Мое знание повседневной жизни организовано в понятиях релевантностей. Некоторые из них определяются моими непосредственными практическими интересами, другие — всей моей ситуацией в обществе. Мне неважно, каким образом моя жена готовит мой любимый гуляш, если он получается хорошо. Меня не интересует то, что акции общества падают, если я не владею этими акциями; что католики модернизируют свое учение, если я атеист; что можно лететь без пересадки в Африку, если я туда не собираюсь. Однако, поскольку во многом мои релевантные структуры пересекаются с релевантными структурами других, есть вещи, “интересующие” нас взаимно, и нам есть, что сказать друг другу. Важный элемент моего знания повседневной жизни — знание релевантных структур других людей. Так, я “знаю лучше”, чем мой врач, свои проблемы, связанные с помещением капитала, лучше, чем мой адвокат, я знаю свои язвенные боли; лучше, чем
[78]
мой бухгалтер, свои поиски религиозной истины. Основные релевантные структуры, относящиеся к повседневной жизни, даны мне уже готовыми в самом социальном запасе знания. Я знаю, что “женская болтовня” неуместна для меня как для мужчины, “праздные размышления” неуместны для меня как для человека действия и т.д. В конечном счете, социальный запас знания как целое имеет свою собственную релевантную структуру. Так, в терминах запаса знания, объективированного в американском обществе, было бы неуместно изучать движение звезд, чтобы предсказать положение дел на фондовой бирже, однако вполне уместно понаблюдать за обмолвками в разговоре, чтобы узнать о сексуальной жизни того или иного индивида и т.д. Напротив, в других обществах астрология может быть вполне уместной для знания экономики, а речевой анализ — совершенно неуместен для удовлетворения любопытства в области эротики и т.д.

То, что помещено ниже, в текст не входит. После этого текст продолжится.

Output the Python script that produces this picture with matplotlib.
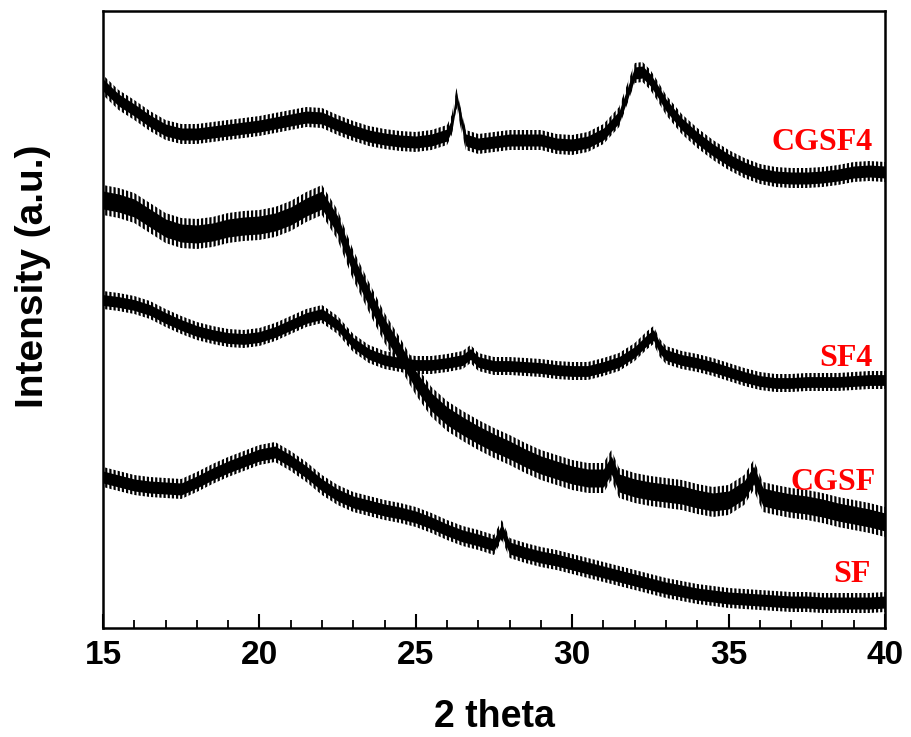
import matplotlib
matplotlib.use("Agg")
import matplotlib.pyplot as plt
from matplotlib.ticker import MultipleLocator
import numpy as np

# XRD patterns (intensity in arbitrary units, curves offset vertically)
two_theta_cgsf4 = [15, 15.5, 16, 16.5, 17, 17.5, 18, 18.5, 19, 19.5, 20, 20.5, 21, 21.5, 22, 22.5,
                   23, 23.5, 24, 24.5, 25, 25.5, 26, 26.15, 26.3, 26.45, 26.6, 27, 27.5, 28, 28.5,
                   29, 29.5, 30, 30.5, 31, 31.5, 31.75, 32, 32.25, 32.5, 32.75, 33, 33.5, 34, 34.5,
                   35, 35.5, 36, 36.5, 37, 37.5, 38, 38.5, 39, 39.5, 40]
cgsf4 = [543, 528, 518, 507, 498, 494, 494, 496, 498, 500, 502, 505, 508, 511, 510, 503,
         497, 492, 489, 487, 486, 488, 493, 503, 530, 508, 488, 484, 486, 488, 488,
         488, 484, 483, 486, 494, 511, 533, 555, 556, 548, 536, 523, 504, 490, 478,
         468, 460, 454, 451, 450, 450, 451, 453, 456, 457, 456]

two_theta_cgsf = [15, 15.5, 16, 16.5, 17, 17.5, 18, 18.5, 19, 19.5, 20, 20.5, 21, 21.5, 22, 22.5,
                  23, 23.5, 24, 24.5, 25, 25.5, 26, 26.5, 27, 27.5, 28, 28.5, 29, 29.5, 30, 30.5,
                  31, 31.25, 31.5, 32, 32.5, 33, 33.5, 34, 34.5, 35, 35.5, 35.8, 36.1, 36.5, 37,
                  37.5, 38, 38.5, 39, 39.5, 40]
cgsf = [428, 425, 420, 410, 400, 395, 394, 396, 400, 402, 403, 406, 412, 421, 428, 403,
        363, 331, 300, 275, 248, 226, 212, 202, 193, 185, 178, 170, 163, 158, 153, 150,
        150, 163, 145, 140, 137, 135, 133, 129, 126, 128, 138, 153, 131, 128, 125,
        123, 120, 116, 113, 110, 106]

two_theta_sf4 = [15, 15.5, 16, 16.5, 17, 17.5, 18, 18.5, 19, 19.5, 20, 20.5, 21, 21.5, 22, 22.5,
                 23, 23.5, 24, 24.5, 25, 25.5, 26, 26.5, 26.75, 27, 27.5, 28, 28.5, 29, 29.5, 30,
                 30.5, 31, 31.5, 32, 32.4, 32.6, 32.8, 33, 33.5, 34, 34.5, 35, 35.5, 36, 36.5,
                 37, 37.5, 38, 38.5, 39, 39.5, 40]
sf4 = [328, 326, 323, 318, 310, 303, 297, 293, 290, 289, 291, 296, 303, 310, 314, 303,
       285, 274, 268, 265, 263, 263, 265, 268, 274, 266, 262, 262, 261, 260, 258, 257,
       257, 261, 266, 276, 288, 293, 280, 273, 268, 265, 261, 256, 251, 247, 245,
       245, 246, 246, 246, 247, 248, 248]

two_theta_sf = [15, 15.5, 16, 16.5, 17, 17.5, 18, 18.5, 19, 19.5, 20, 20.5, 21, 21.5, 22, 22.5,
                23, 23.5, 24, 24.5, 25, 25.5, 26, 26.5, 27, 27.5, 27.75, 28, 28.5, 29, 29.5, 30,
                30.5, 31, 31.5, 32, 32.5, 33, 33.5, 34, 34.5, 35, 35.5, 36, 36.5, 37, 37.5, 38,
                38.5, 39, 39.5, 40]
sf = [151, 147, 143, 141, 140, 139, 146, 154, 161, 167, 173, 176, 167, 156, 143, 133,
      126, 122, 118, 115, 111, 105, 98, 92, 88, 83, 98, 80, 75, 71, 68, 64,
      60, 56, 52, 48, 44, 40, 37, 34, 32, 30, 29, 28, 27, 26, 26, 25,
      25, 25, 25, 26]

# half-width of the counting-noise band of each pattern
noise = {"CGSF4": 10, "CGSF": 15, "SF4": 9, "SF": 10}

# sample names and where they are written
labels = ["CGSF4", "SF4", "CGSF", "SF"]
label_x = [39.6, 39.6, 39.7, 39.55]
label_y = [485, 269, 146, 54]

series = {
    "CGSF4": (two_theta_cgsf4, cgsf4),
    "CGSF": (two_theta_cgsf, cgsf),
    "SF4": (two_theta_sf4, sf4),
    "SF": (two_theta_sf, sf),
}

plt.rcParams["hatch.linewidth"] = 1.6
plt.rcParams["hatch.color"] = "black"

fig = plt.figure(figsize=(9.12, 7.37), dpi=100)
ax = fig.add_axes([103 / 912, 1 - 628 / 737, 782 / 912, 617 / 737])

for name, (tt, inten) in series.items():
    tt = np.asarray(tt, float)
    inten = np.asarray(inten, float)
    hw = noise[name]
    # ragged outer fringe of the noise band
    ax.fill_between(tt, inten - hw, inten + hw, facecolor="none", edgecolor="black",
                    hatch="||||", linewidth=0)
    # dense core of the band
    ax.fill_between(tt, inten - 0.6 * hw, inten + 0.6 * hw, color="black", linewidth=0)

for name, x, y in zip(labels, label_x, label_y):
    ax.text(x, y, name, color="#ff0000", ha="right", va="center",
            fontsize=23, fontweight="bold", family="Liberation Serif")

ax.set_xlim(15, 40)
ax.set_ylim(0, 617)
ax.xaxis.set_major_locator(MultipleLocator(5))
ax.xaxis.set_minor_locator(MultipleLocator(1))
ax.set_yticks([])
ax.tick_params(axis="x", which="major", direction="in", length=10, width=1.5,
               top=False, pad=9, labelsize=24)
ax.tick_params(axis="x", which="minor", direction="in", length=5.5, width=1.3, top=False)
for lbl in ax.get_xticklabels():
    lbl.set_family("Liberation Sans")
    lbl.set_fontweight("bold")
for sp in ax.spines.values():
    sp.set_linewidth(1.8)

ax.set_xlabel("2 theta", fontsize=27, fontweight="bold", family="Liberation Sans", labelpad=20)
fig.text(33 / 912, 1 - 276 / 737, "Intensity (a.u.)", rotation=90, ha="center", va="center",
         fontsize=28, fontweight="bold", family="Liberation Sans")

fig.savefig("out.png", dpi=100)
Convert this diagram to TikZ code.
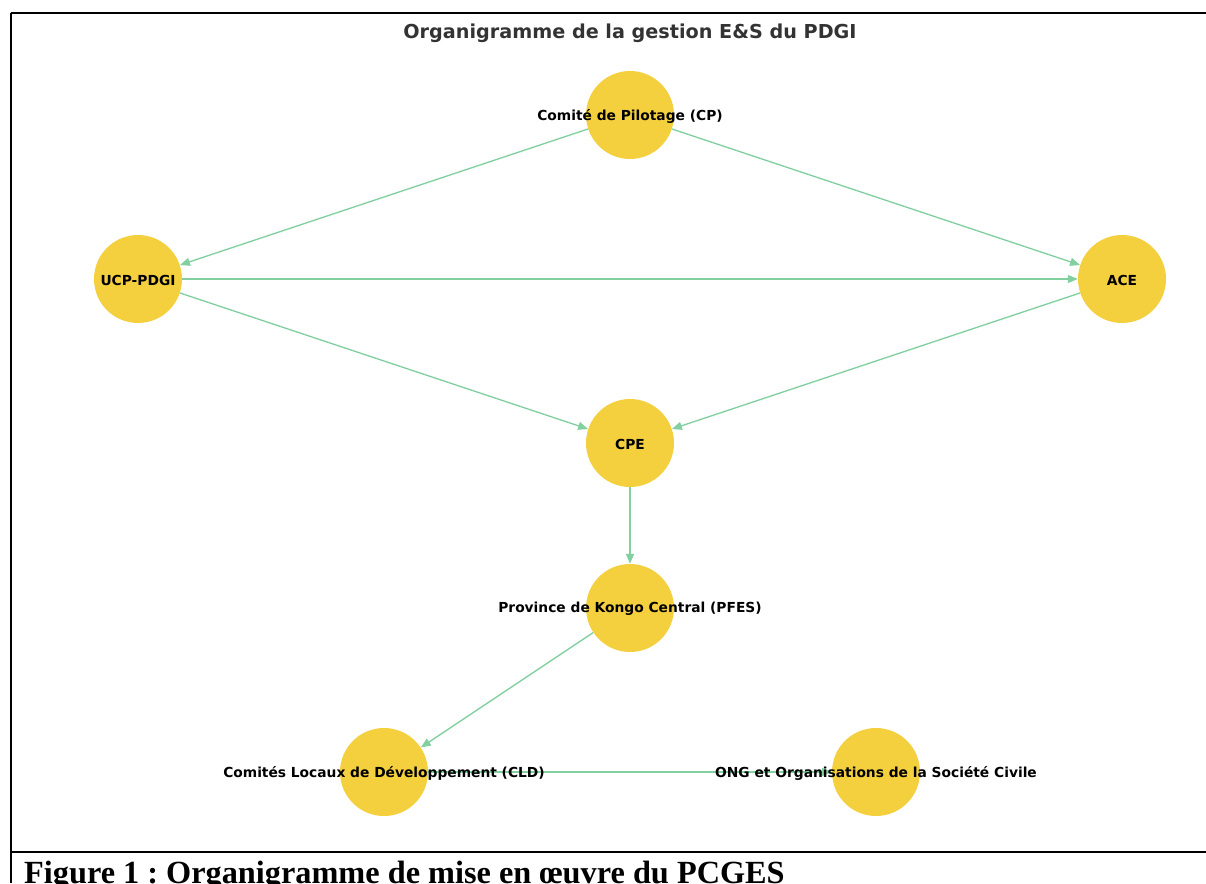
\documentclass[tikz,border=0pt]{standalone}
\usepackage{fontspec}
\setmainfont{DejaVu Sans}
\newfontfamily\capfont{Liberation Serif}
\usetikzlibrary{arrows.meta}
\frenchspacing
\definecolor{nodeyellow}{RGB}{244,208,63}
\definecolor{edgegreen}{RGB}{130,208,160}
\definecolor{titlegray}{RGB}{51,51,51}
\tikzset{
  orgnode/.style={circle, fill=nodeyellow, draw=none, minimum size=88pt, inner sep=0pt},
  orglabel/.style={font=\bfseries\fontsize{13.8}{16}\selectfont, text=black, inner sep=0pt},
  orgedge/.style={draw=edgegreen, line width=1.4pt, -{Triangle[length=10pt, width=8pt]}},
  frameline/.style={draw=black, line width=2pt},
}
\begin{document}
\begin{tikzpicture}[x=1pt, y=-1pt]
\useasboundingbox (0,0) rectangle (1206,883);
% frame
\coordinate (tl) at (10.5,13);
\coordinate (tr) at (1206,13);
\coordinate (bl) at (10.5,883);
\coordinate (ml) at (10.5,852);
\coordinate (mr) at (1206,852);
\draw[frameline] (tl) -- (tr);
\draw[frameline] (tl) -- (bl);
\draw[frameline, line width=2.5pt] (ml) -- (mr);
% title
\node[font=\bfseries\fontsize{19.2}{22}\selectfont, text=titlegray, inner sep=0pt] (title) at (630,33) {Organigramme de la gestion E\&S du PDGI};
% nodes
\node[orgnode] (cp) at (630,115) {};
\node[orgnode] (ucp) at (138,279) {};
\node[orgnode] (ace) at (1122,279) {};
\node[orgnode] (cpe) at (630,443) {};
\node[orgnode] (pfes) at (630,608) {};
\node[orgnode] (cld) at (384,772) {};
\node[orgnode] (ong) at (876,772) {};
% edges
\draw[orgedge] (cp) -- (ucp);
\draw[orgedge] (cp) -- (ace);
\draw[orgedge] (ucp) -- (ace);
\draw[orgedge] (ucp) -- (cpe);
\draw[orgedge] (ace) -- (cpe);
\draw[orgedge] (cpe) -- (pfes);
\draw[orgedge] (pfes) -- (cld);
\draw[orgedge] (cld) -- (ong);
% labels
\node[orglabel] (cpl) at (630,116) {Comité de Pilotage (CP)};
\node[orglabel] (ucpl) at (138,280) {UCP-PDGI};
\node[orglabel] (acel) at (1122,280) {ACE};
\node[orglabel] (cpel) at (630,444) {CPE};
\node[orglabel] (pfesl) at (630,609) {Province de Kongo Central (PFES)};
\node[orglabel] (cldl) at (384,773) {Comités Locaux de Développement (CLD)};
\node[orglabel] (ongl) at (876,773) {ONG et Organisations de la Société Civile};
% caption
\node[font=\capfont\bfseries\fontsize{32.3}{34}\selectfont, anchor=base west, inner sep=0pt] (caption) at (24,883) {Figure 1 : Organigramme de mise en œuvre du PCGES};
\end{tikzpicture}
\end{document}
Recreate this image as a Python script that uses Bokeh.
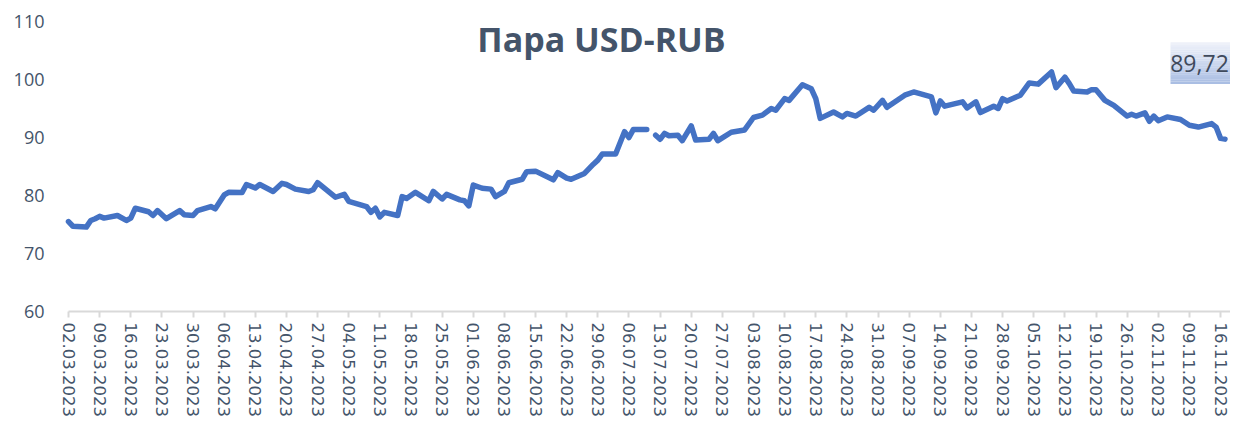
import math
import numpy as np
import pandas as pd
from bokeh.plotting import figure
from bokeh.models import Range1d, FixedTicker, Label, BoxAnnotation, ColumnDataSource
from bokeh.embed import file_html
from bokeh.resources import INLINE

# ---------------- data ----------------
title_text = "Пара USD-RUB"

dates = [
    "02.03.2023", "03.03.2023", "06.03.2023", "07.03.2023", "08.03.2023", "09.03.2023",
    "10.03.2023", "13.03.2023", "15.03.2023", "16.03.2023", "17.03.2023", "20.03.2023",
    "21.03.2023", "22.03.2023", "24.03.2023", "27.03.2023", "28.03.2023", "30.03.2023",
    "31.03.2023", "03.04.2023", "04.04.2023", "06.04.2023", "07.04.2023", "10.04.2023",
    "11.04.2023", "13.04.2023", "14.04.2023", "17.04.2023", "19.04.2023", "20.04.2023",
    "22.04.2023", "25.04.2023", "26.04.2023", "27.04.2023", "01.05.2023", "03.05.2023",
    "04.05.2023", "08.05.2023", "09.05.2023", "10.05.2023", "11.05.2023", "12.05.2023",
    "15.05.2023", "16.05.2023", "17.05.2023", "19.05.2023", "22.05.2023", "23.05.2023",
    "25.05.2023", "26.05.2023", "29.05.2023", "30.05.2023", "31.05.2023", "01.06.2023",
    "03.06.2023", "05.06.2023", "06.06.2023", "08.06.2023", "09.06.2023", "12.06.2023",
    "13.06.2023", "15.06.2023", "19.06.2023", "20.06.2023", "22.06.2023", "23.06.2023",
    "26.06.2023", "28.06.2023", "29.06.2023", "30.06.2023", "03.07.2023", "05.07.2023",
    "06.07.2023", "07.07.2023", "10.07.2023", "11.07.2023", "12.07.2023", "13.07.2023",
    "14.07.2023", "15.07.2023", "17.07.2023", "18.07.2023", "20.07.2023", "21.07.2023",
    "24.07.2023", "25.07.2023", "26.07.2023", "29.07.2023", "01.08.2023", "03.08.2023",
    "05.08.2023", "07.08.2023", "08.08.2023", "10.08.2023", "11.08.2023", "14.08.2023",
    "16.08.2023", "17.08.2023", "18.08.2023", "21.08.2023", "23.08.2023", "24.08.2023",
    "26.08.2023", "29.08.2023", "30.08.2023", "01.09.2023", "02.09.2023", "06.09.2023",
    "08.09.2023", "12.09.2023", "13.09.2023", "14.09.2023", "15.09.2023", "19.09.2023",
    "20.09.2023", "22.09.2023", "23.09.2023", "26.09.2023", "27.09.2023", "28.09.2023",
    "29.09.2023", "02.10.2023", "04.10.2023", "06.10.2023", "09.10.2023", "10.10.2023",
    "12.10.2023", "13.10.2023", "14.10.2023", "17.10.2023", "18.10.2023", "19.10.2023",
    "21.10.2023", "23.10.2023", "26.10.2023", "27.10.2023", "28.10.2023", "30.10.2023",
    "31.10.2023", "01.11.2023", "02.11.2023", "04.11.2023", "07.11.2023", "09.11.2023",
    "11.11.2023", "14.11.2023", "15.11.2023", "16.11.2023", "17.11.2023",
]

rates = [
    75.5, 74.7, 74.55, 75.7, 76.0, 76.4,
    76.1, 76.55, 75.7, 76.1, 77.8, 77.2,
    76.55, 77.4, 76.0, 77.4, 76.7, 76.55,
    77.4, 78.1, 77.7, 80.1, 80.55, 80.5,
    81.9, 81.3, 81.9, 80.7, 82.1, 81.9,
    81.1, 80.7, 81.0, 82.2, 79.7, 80.2,
    79.0, 78.1, 77.1, 77.8, 76.3, 77.1,
    76.55, 79.8, 79.5, 80.55, 79.1, 80.7,
    79.4, 80.2, 79.25, 79.1, 78.2, 81.8,
    81.25, 81.1, 79.8, 80.7, 82.2, 82.8,
    84.1, 84.2, 82.7, 83.95, 83.0, 82.8,
    83.8, 85.4, 86.1, 87.15, 87.15, 91.0,
    90.0, 91.4, 91.4, None, 90.4, 89.7,
    90.7, 90.3, 90.4, 89.45, 92.0, 89.55,
    89.7, 90.7, 89.45, 90.9, 91.3, 93.45,
    93.85, 95.0, 94.7, 96.7, 96.4, 99.1,
    98.4, 96.7, 93.3, 94.4, 93.55, 94.15,
    93.7, 95.2, 94.7, 96.4, 95.2, 97.3,
    97.85, 97.0, 94.25, 96.3, 95.4, 96.15,
    95.1, 96.15, 94.3, 95.4, 95.0, 96.7,
    96.3, 97.3, 99.4, 99.2, 101.3, 98.6,
    100.4, 99.3, 98.0, 97.85, 98.25, 98.25,
    96.4, 95.55, 93.7, 94.0, 93.7, 94.25,
    92.8, 93.7, 92.9, 93.55, 93.1, 92.1,
    91.8, 92.4, 91.8, 89.85, 89.72,
]

tick_labels = [
    "02.03.2023", "09.03.2023", "16.03.2023", "23.03.2023", "30.03.2023", "06.04.2023",
    "13.04.2023", "20.04.2023", "27.04.2023", "04.05.2023", "11.05.2023", "18.05.2023",
    "25.05.2023", "01.06.2023", "08.06.2023", "15.06.2023", "22.06.2023", "29.06.2023",
    "06.07.2023", "13.07.2023", "20.07.2023", "27.07.2023", "03.08.2023", "10.08.2023",
    "17.08.2023", "24.08.2023", "31.08.2023", "07.09.2023", "14.09.2023", "21.09.2023",
    "28.09.2023", "05.10.2023", "12.10.2023", "19.10.2023", "26.10.2023", "02.11.2023",
    "09.11.2023", "16.11.2023",
]

y_ticks = [60, 70, 80, 90, 100, 110]

# ---------------- helpers ----------------
def to_ms(s):
    return pd.Timestamp(pd.to_datetime(s, format="%d.%m.%Y")).value / 1e6


x_ms = np.array([to_ms(d) for d in dates])
y_vals = np.array([np.nan if v is None else v for v in rates], dtype=float)
tick_ms = [to_ms(t) for t in tick_labels]
overrides = {t: lab for t, lab in zip(tick_ms, tick_labels)}

x0, x_last = x_ms[0], x_ms[-1]
BLUE = "#4472C4"
SLATE = "#44546A"

# ---------------- layout (canvas pixels) ----------------
W, H = 1230, 417
TOP, AXIS_Y = 21, 311          # y of top tick value and of x-axis line
FRAME_L = 56                   # frame left edge
FIRST_X, LAST_X = 68, 1224.5   # x of first and last date
px_per_unit = (AXIS_Y - TOP) / (y_ticks[-1] - y_ticks[0])
y_start = y_ticks[0] - (H - AXIS_Y) / px_per_unit   # frame reaches canvas bottom
px_per_ms = (LAST_X - FIRST_X) / (x_last - x0)
x_start = x0 - (FIRST_X - FRAME_L) / px_per_ms
x_end = x_last + (W - LAST_X) / px_per_ms

p = figure(width=W, height=H, output_backend="svg", toolbar_location=None,
           x_axis_type="datetime",
           x_range=Range1d(x_start, x_end),
           y_range=Range1d(y_start, y_ticks[-1]),
           min_border_left=FRAME_L, min_border_right=0,
           min_border_top=TOP, min_border_bottom=0)
p.outline_line_color = None
p.background_fill_color = "white"
p.border_fill_color = "white"
p.xgrid.visible = False
p.ygrid.visible = False

# main line
src = ColumnDataSource(dict(x=x_ms, y=y_vals))
p.line("x", "y", source=src, line_color=BLUE, line_width=5.5,
       line_join="round", line_cap="round")

# x axis pinned at the bottom value
xa = p.xaxis[0]
xa.fixed_location = y_ticks[0]
xa.bounds = (x0, x_end)
xa.ticker = FixedTicker(ticks=tick_ms)
xa.major_label_overrides = overrides
xa.axis_line_color = "#D9D9D9"
xa.axis_line_width = 2
xa.major_tick_line_color = "#D9D9D9"
xa.major_tick_line_width = 2
xa.major_tick_out = 6
xa.major_tick_in = 0
xa.minor_tick_line_color = None
xa.major_label_orientation = -math.pi / 2
xa.major_label_text_font = "DejaVu Sans"
xa.major_label_text_font_size = "16.5px"
xa.major_label_text_color = SLATE
xa.major_label_standoff = 5

# y axis
ya = p.yaxis[0]
ya.ticker = FixedTicker(ticks=y_ticks)
ya.axis_line_color = None
ya.major_tick_line_color = None
ya.major_tick_out = 0
ya.major_tick_in = 0
ya.minor_tick_line_color = None
ya.major_label_text_font = "Open Sans"
ya.major_label_text_font_size = "18px"
ya.major_label_text_color = SLATE
ya.major_label_standoff = 12


def sx(px):
    """canvas x pixel -> data x"""
    return x0 + (px - FIRST_X) / px_per_ms


def sy(py):
    """canvas y pixel -> data y"""
    return y_ticks[-1] - (py - TOP) / px_per_unit


# title
p.add_layout(Label(x=sx(601), y=sy(38), text=title_text,
                   text_align="center", text_baseline="middle",
                   text_font="Open Sans", text_font_style="bold",
                   text_font_size="34px", text_color=SLATE))

# last value data label with gradient box
box_left, box_right = sx(1170), sx(1250)
box_top, box_bottom = sy(41.7), sy(83.3)
n = 18
c_top = np.array([0xF0, 0xF3, 0xFA])
c_bot = np.array([0xA8, 0xBC, 0xE2])
h = (box_top - box_bottom) / n
for i in range(n):
    t = (i + 0.5) / n
    c = (c_top * (1 - t) + c_bot * t).round().astype(int)
    p.add_layout(BoxAnnotation(left=box_left, right=box_right,
                               top=box_top - i * h, bottom=box_top - (i + 1) * h - 0.02,
                               fill_color="#%02x%02x%02x" % tuple(c), fill_alpha=1.0,
                               line_color=None))

last_txt = f"{rates[-1]:.2f}".replace(".", ",")
p.add_layout(Label(x=sx(1199), y=sy(63), text=last_txt,
                   text_align="center", text_baseline="middle",
                   text_font="Open Sans", text_font_size="23px",
                   text_color="#3F4A5C"))

open("out.html", "w").write(file_html(p, INLINE))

И наконец, следует сказать о социальном распределении знания. Я обнаруживаю, что знание в повседневной жизни социально распределено, то есть разные индивиды и типы индивидов обладают им в различной степени. Я не разделяю свое знание в равной степени со всеми партнерами, и у меня может быть такое знание, которое я не разделяю ни с кем. Я разделяю свои профессиональные знания с моими коллегами, но не с семьей, и я могу ни с кем не разделять моего умения мошенничать в картах. Социальное распределение знания может быть весьма сложным и даже привести в замешательство человека со стороны. У меня не только нет знания, необходимого для
[79]
лечения моих физических заболеваний, но даже и знания того, почему многие врачи требуют привлечения к ответственности по поводу, моей болезни. В таком случае мне нужен совет не просто эксперта, но более важный совет эксперта экспертов. Таким образом, социальное распределение знания начинается с того простого факта, что я не знаю всего, что знают мои партнеры, и наоборот; это достигает кульминации в необычайно сложных и эзотерических системах знаний. Знание того, как распределяется социально доступный запас знания (по крайней мере в общих чертах), представляет собой важный элемент этого самого запаса знания. В повседневной жизни я знаю (хотя бы приблизительно), что и от кого я могу скрыть, от кого я могу получить информацию, которой не располагаю, и вообще какого рода знаний можно ожидать от разных людей.